— Short task —
Your answer is a single number: how many lines hold the word "this"?

— Stored records —
———

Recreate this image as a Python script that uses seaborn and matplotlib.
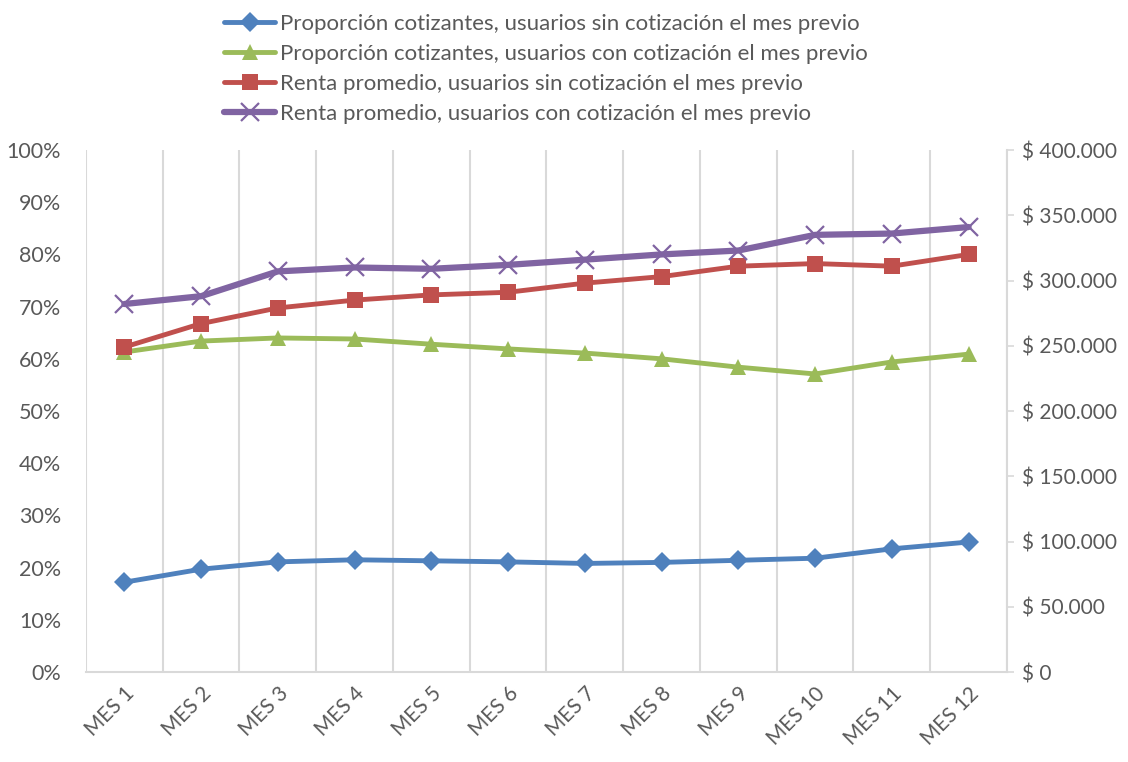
import matplotlib
matplotlib.use("Agg")
import matplotlib.pyplot as plt
import seaborn as sns
import pandas as pd
from matplotlib.ticker import FuncFormatter, MultipleLocator, FixedLocator

meses = ["MES 1", "MES 2", "MES 3", "MES 4", "MES 5", "MES 6",
         "MES 7", "MES 8", "MES 9", "MES 10", "MES 11", "MES 12"]
prop_sin = [17.2, 19.7, 21.1, 21.5, 21.3, 21.1, 20.8, 21.0, 21.4, 21.8, 23.6, 24.9]
prop_con = [61.3, 63.4, 64.0, 63.8, 62.8, 61.9, 61.1, 60.0, 58.4, 57.1, 59.4, 60.9]
renta_sin = [249000, 267000, 279000, 285000, 289000, 291000, 298000, 303000, 311000, 313000, 311000, 320000]
renta_con = [282000, 288000, 307000, 310000, 309000, 312000, 316000, 320000, 323000, 335000, 336000, 341000]

labels = ["Proporción cotizantes, usuarios sin cotización el mes previo",
          "Proporción cotizantes, usuarios con cotización el mes previo",
          "Renta promedio, usuarios sin cotización el mes previo",
          "Renta promedio, usuarios con cotización el mes previo"]

sns.set_theme(style="white")
plt.rcParams["font.family"] = ["Lato", "DejaVu Sans"]
txt = "#595959"
grid = "#D9D9D9"

df = pd.DataFrame({"mes": meses, "ps": prop_sin, "pc": prop_con, "rs": renta_sin, "rc": renta_con})
x = list(range(len(meses)))
df["x"] = x

fig = plt.figure(figsize=(11.28, 7.62), dpi=100)
ax = fig.add_axes([0.0762, 0.1181, 0.8165, 0.685])
ax2 = ax.twinx()

sns.lineplot(data=df, x="x", y="ps", ax=ax, color="#4F81BD", lw=3.5, marker="D",
             markersize=10, markeredgewidth=0, label=labels[0], legend=False)
sns.lineplot(data=df, x="x", y="pc", ax=ax, color="#9BBB59", lw=3.5, marker="^",
             markersize=12, markeredgewidth=0, label=labels[1], legend=False)
sns.lineplot(data=df, x="x", y="rs", ax=ax2, color="#C0504D", lw=3.5, marker="s",
             markersize=11, markeredgewidth=0, label=labels[2], legend=False)
sns.lineplot(data=df, x="x", y="rc", ax=ax2, color="#8064A2", lw=4.5, marker="x",
             markersize=13, markeredgewidth=1.6, markeredgecolor="#8064A2",
             label=labels[3], legend=False)

ax.set_xlim(-0.5, 11.5)
ax.set_ylim(0, 100)
ax2.set_ylim(0, 400000)
ax.yaxis.set_major_locator(MultipleLocator(10))
ax.yaxis.set_major_formatter(FuncFormatter(lambda v, p: f"{int(round(v))}%"))
ax2.yaxis.set_major_locator(MultipleLocator(50000))
ax2.yaxis.set_major_formatter(FuncFormatter(lambda v, p: "$ " + f"{int(v):,}".replace(",", ".")))

ax.set_xticks(x)
ax.set_xticklabels(meses, rotation=45, ha="right", rotation_mode="anchor")
ax.xaxis.set_minor_locator(FixedLocator([i + 0.5 for i in range(-1, 12)]))
ax.grid(False)
ax2.grid(False)
ax.grid(True, which="minor", axis="x", color=grid, lw=1.5)
ax.tick_params(axis="x", which="major", length=0, labelsize=15, colors=txt, pad=8)
ax.tick_params(axis="x", which="minor", length=0)
ax.tick_params(axis="y", length=0, labelsize=15.5, colors=txt, pad=18)
ax2.tick_params(axis="y", length=5, width=1.2, labelsize=15, colors=txt, pad=6)
ax2.tick_params(axis="y", color=grid)

for a in (ax, ax2):
    for s in a.spines.values():
        s.set_visible(False)
ax.spines["bottom"].set_visible(True)
ax.spines["bottom"].set_color(grid)
ax.spines["bottom"].set_linewidth(1.5)
ax2.spines["right"].set_visible(True)
ax2.spines["right"].set_color(grid)
ax2.spines["right"].set_linewidth(1.5)
ax.set_xlabel("")
ax.set_ylabel("")
ax2.set_ylabel("")

h1, l1 = ax.get_legend_handles_labels()
h2, l2 = ax2.get_legend_handles_labels()
leg = fig.legend(h1 + h2, l1 + l2, loc="upper center", bbox_to_anchor=(0.484, 1.008),
                 frameon=False, fontsize=16, handlelength=2.3, handletextpad=0.2,
                 labelspacing=0.45, labelcolor=txt)

fig.savefig("out.png", dpi=100)
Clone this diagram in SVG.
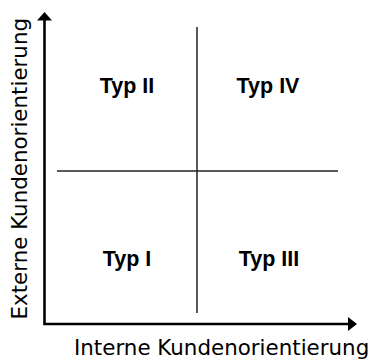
<svg xmlns="http://www.w3.org/2000/svg" width="371" height="360" viewBox="0 0 371 360">
  <style>
    .axis { stroke: #000; stroke-width: 2.6; fill: none; }
    .divider { stroke: #222; stroke-width: 1.5; fill: none; }
    .quad { font-family: "Liberation Sans", Arial, sans-serif; font-weight: bold; font-size: 21.5px; fill: #000; text-anchor: middle; }
    .label { font-family: "DejaVu Sans", sans-serif; font-size: 21.4px; fill: #000; }
  </style>
  <rect width="371" height="360" fill="#fff"/>

  <!-- axes and quadrant dividers -->
  <g id="connectors">
    <path class="axis" d="M44.5 20 V324 H348.5"/>
    <polygon points="44.5,12 37,20.5 52,20.5" fill="#000"/>
    <polygon points="357,324 348,317 348,331" fill="#000"/>
    <line class="divider" x1="197" y1="27" x2="197" y2="313"/>
    <line class="divider" x1="57" y1="171" x2="338" y2="171"/>
  </g>

  <g id="typ-ii"><text class="quad" x="127" y="92.7">Typ II</text></g>
  <g id="typ-iv"><text class="quad" x="268" y="92.7">Typ IV</text></g>
  <g id="typ-i"><text class="quad" x="127" y="266">Typ I</text></g>
  <g id="typ-iii"><text class="quad" x="269" y="266">Typ III</text></g>

  <g id="x-label"><text class="label" x="74" y="355">Interne Kundenorientierung</text></g>
  <g id="y-label"><text class="label" transform="translate(27 319.5) rotate(-90)">Externe Kundenorientierung</text></g>
</svg>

———

— Exercise solution —
2